La France : le pays des Droits de l’Homme ? Pas pour les prisonniers en tout cas, comme l’a souligné la Cour Européenne à plusieurs reprises, et en particulier lorsqu’ils sont adolescents, remarquait Adrien Pontorollo (Grenoble), attaché au centre pénitentiaire de Varces dans le département de l’Isère, une prison qui ‘abrite’ 330 détenus (soit 140 % de sa capacité) parmi lesquels 15 à 20 adolescents. Si l’incarcération représente la dernière option en cas d’infraction grave de la part d’un adolescent (ils sont 8 829 dans ce cas dans l’Union Européenne), la France se démarque cependant des autres pays européens par une augmentation régulière de ce nombre (769 adolescents emprisonnés actuellement), alors que la tendance générale est à la diminution drastique des emprisonnements des adolescents. De plus, ces adolescents n’ont parfois pas encore été condamnés et sont dès lors en détention préventive.

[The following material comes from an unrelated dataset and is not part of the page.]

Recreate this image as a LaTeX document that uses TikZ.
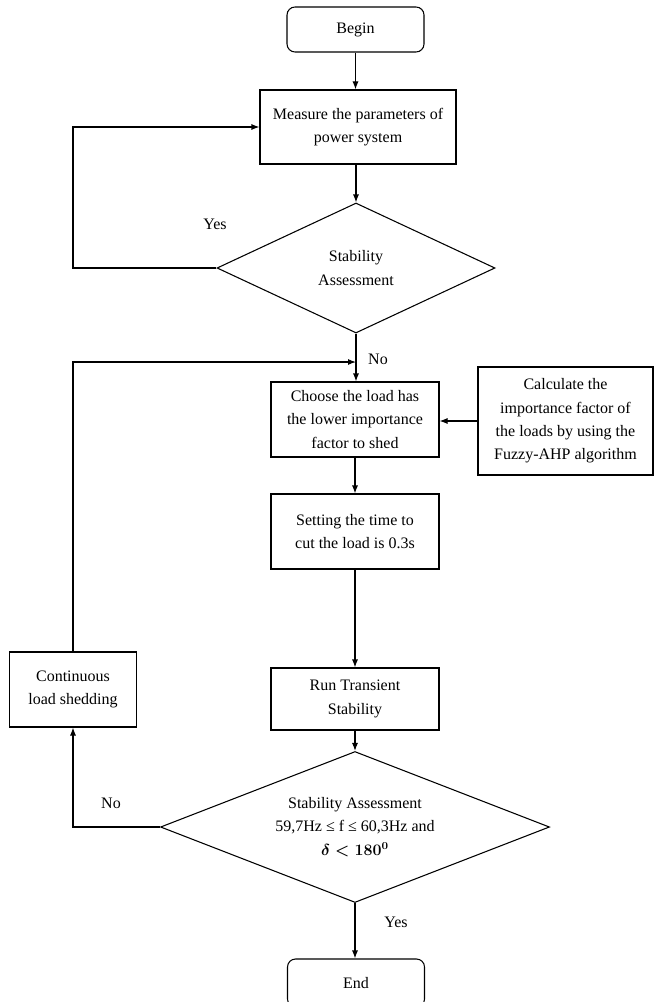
\documentclass[tikz,border=0pt]{standalone}
\usepackage{fontspec}
\setmainfont{Liberation Serif}
\usetikzlibrary{arrows.meta,shapes.geometric,calc}

\begin{document}
\begin{tikzpicture}[x=0.75pt,y=-0.75pt,line width=0.8pt,
      every node/.style={font=\fontsize{12}{17.5}\selectfont},
      box/.style={draw,align=center,inner sep=2pt},
      term/.style={box,rounded corners=6pt,minimum width=102.75pt,minimum height=33.75pt},
      cond/.style={draw,diamond,align=center,inner sep=0pt,shape aspect=2.5}]
    \useasboundingbox (0,0) rectangle (655,1002);
    % Main column
    \node[term] (bgn) at (355.5,29.5) {Begin};
    \node[box,minimum width=147pt,minimum height=55.5pt] (meas) at (358,127) {Measure the parameters of\\power system};
    \node[cond,minimum width=208.5pt,minimum height=97.5pt] (chk1) at (356,268) {Stability\\Assessment};
    \node[box,minimum width=126pt,minimum height=56.25pt] (choose) at (355,419.5) {Choose the load has\\the lower importance\\factor to shed};
    \node[box,minimum width=126pt,minimum height=56.25pt] (settime) at (355,531.5) {Setting the time to\\cut the load is 0.3s};
    \node[box,minimum width=126pt,minimum height=46.5pt] (run) at (355,699) {Run Transient\\Stability};
    \node[cond,minimum width=291.75pt,minimum height=113.25pt] (chk2) at (355,827) {Stability Assessment\\59,7Hz ≤ f ≤ 60,3Hz and\\{\boldmath$\delta < 180^{0}$}};
    \node[term,minimum height=36pt] (fin) at (356,983) {End};
    % Side boxes
    \node[box,minimum width=131.25pt,minimum height=81pt] (calc) at (565.5,421) {Calculate the\\importance factor of\\the loads by using the\\Fuzzy-AHP algorithm};
    \node[box,minimum width=95.25pt,minimum height=56.25pt] (cont) at (73,689.5) {Continuous\\load shedding};
    % Labels
    \node (yes1) at (215,224) {Yes};
    \node (no1) at (378,359) {No};
    \node (no2) at (111,803) {No};
    \node (yes2) at (396,922) {Yes};
    % Main path
    \foreach \a/\b in {bgn/meas,chk1/choose,choose/settime,settime/run,run/chk2,chk2/fin}{\draw[-{Latex[length=6pt,width=4.5pt]}](\a.south)--(\a.south |- \b.north);}
    \draw[-{Latex[length=6pt,width=4.5pt]}] (chk1.north |- meas.south) -- (chk1.north);
    \draw[-{Latex[length=6pt,width=4.5pt]}] (calc.west) -- (calc.west -| choose.east);
    % Loops
    \coordinate (merge) at (356,362);
    \draw[-{Latex[length=6pt,width=4.5pt]}] (chk1.west) -- (chk1.west -| cont) |- (meas.west);
    \draw[-{Latex[length=6pt,width=4.5pt]}] (chk2.west) -- (chk2.west -| cont) -- (cont.south);
    \draw[-{Latex[length=6pt,width=4.5pt]}] (cont.north) |- (merge);
  \end{tikzpicture}
\end{document}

Seul privilège de l’adolescent: il n’a ‘théoriquement’ pas de contact avec les adultes, bénéficie d’une cellule individuelle munie d’une salle d’eau et d’une télévision et a des activités récréatives séparées. Il est également obligé de suivre un cursus scolaire, ce qui pose parfois de gros problèmes à certains adolescents qui étaient en complète rupture avant leur incarcération. La psychiatrie en prison dispose d’un ‘Livre blanc’ qui devrait assurer aux détenus l’équivalence des soins et le respect de l’éthique tant en screening des maladies psychiatriques qu’en prévention, en traitement et dans le suivi (tous aspects pour lesquels les détenus ont en principe le libre choix).
Par ailleurs, une enquête suédoise qui date de plus de 10 ans avait montré que 70 % au moins des adolescents emprisonnés rencontraient les critères d’au moins une maladie psychiatrique. Il s’agissait surtout de troubles de conduite (46,4 %), ou de toxicomanie (45,1 %, principalement le cannabis), voire de troubles oppositionnels (19,8 %) ou de TDAH (13,5 %). Tous les adolescents semblent par ailleurs consommer du cannabis, pas nécessairement de manière addictive.
Parallèlement, 12,0 % des adolescents présentent un syndrome dépressif majeur, 10,7 % un trouble anxieux de séparation, 9,6 % un syndrome de stress post-traumatique, et 1,35 % des troubles psychotiques. Il est malheureusement souvent difficile de diagnostiquer ces affections car elles sont de présentation atypique, vu l’âge, le stress et la présence de facteurs confondants (la toxicomanie). De plus, les adolescents ne sont parfois présents que très peu de temps, ce qui permet difficilement un diagnostic affiné ou de savoir si les symptômes étaient présents avant l’emprisonnement ou liés à celui-ci. Enfin, des comorbidités sont fréquemment rencontrées: personnalité borderline ou traits antisociaux ainsi que déviance culturelle par manque de repères.
Le suicide est une autre préoccupation majeure. Sa prévalence est en effet 7 fois plus fréquente en prison que chez les adultes. Il faut savoir par ailleurs que le taux de mortalité de ces tentatives est très élevé : 50 %, et que sur 100 décès annuels par suicide, il y en a un qui concerne un adolescent. Hors suicide, les automutilations et les grèves de la faim sont fréquemment utilisées par les adolescents comme seul moyen de s’en sortir ‘par le haut’… Dans ces conditions, de nouvelles mesures de prévention devraient être prises, notamment via les gardiens, pour leur permettre de détecter les facteurs de risque et développer une surveillance spécifique. De plus, et afin de réduire l’impact de l’environnement toxique de la prison, les enseignants, les éducateurs, les psychologues, infirmier(e)s sont également impliqués dans des programmes individuels et flexibles de prévention.
Quant au traitement lui-même, il passe par les techniques classiques de prise en charge cognitivo-comportementales, avec ou sans traitement médicamenteux adapté avec, pour principe, de laisser le choix au détenu après discussion en colloque singulier. Des activités sociales, culturelles et participatives sont également organisées. “Cependant, conclut Pontorollo, si des initiatives existent, si des progrès se dessinent, l’adolescent reste encore le parent pauvre d’un système qui ne permet par ailleurs que très peu aux individus de retrouver leurs repères.”.